As slavery was the central factor in the struggle in the American Civil War, many slaves from the south managed to escaped north to be free and did so by some of the routes known as the underground railroad, however, after arriving in the northern states may of them courageously enlisted in the ranks of the Union army to fight for their rights and those of all enslaved people.
In 1989 Calvin Osborne, a 59-year-old man from DC saw the movie Glory about one of the first black regiments of the Union Army, and that somehow awakened in him a sort of calling to redeem honor to those black troops who fought for their Liberty.
“That movie shook my soul. Until that time I didn’t know that Black soldiers had fought for their own freedom,” said Osborne.
The best way Calvin thought of bringing honor to those fighters was to join the District’s Black Civil War reenactment group, Company B, to reenact the battles black soldiers were involved in. He did so for the past 3 decades.
Osborne has worn his Union uniform several times a year representing the black soldiers of the war.
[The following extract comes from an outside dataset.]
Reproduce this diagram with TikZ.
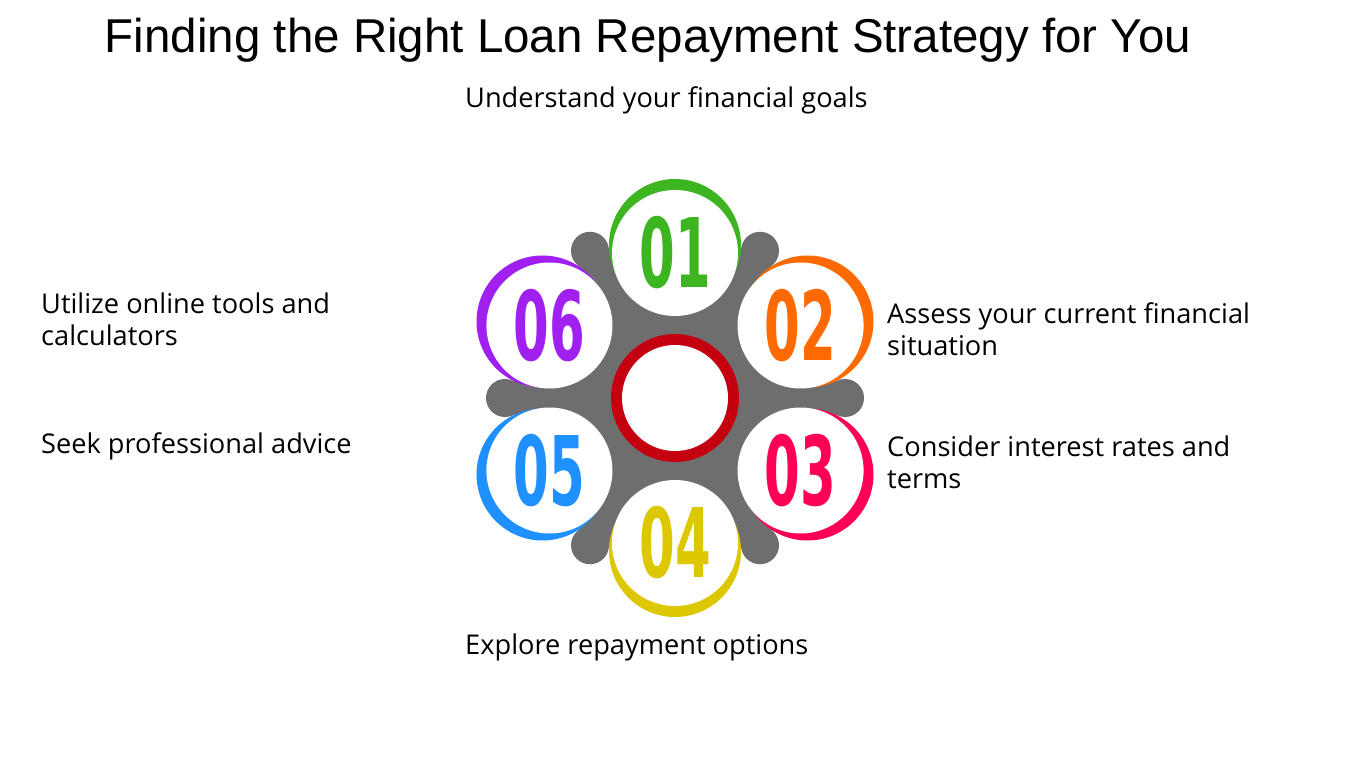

He now has even become the president of that volunteer organization.
Civil War Reenactor Finds Out His Own Grandfather Fought To Abolish Slavery
However, it was only recently that his connection to the war and the call he had felt to redeem honor to soldiers was a more direct connection one that even ran through his veins as he learned that his great-great-grandfather, William Lacy, had scape slavery at age 14 and immediately had enlisted in the Union army and fought in the Civil War.
Now after years of posing as a soldier of the War, Calvin has the opportunity to reenact scenes from the battles in which his great-great-grandfather participated, there is probably no better way to honor the family legacy.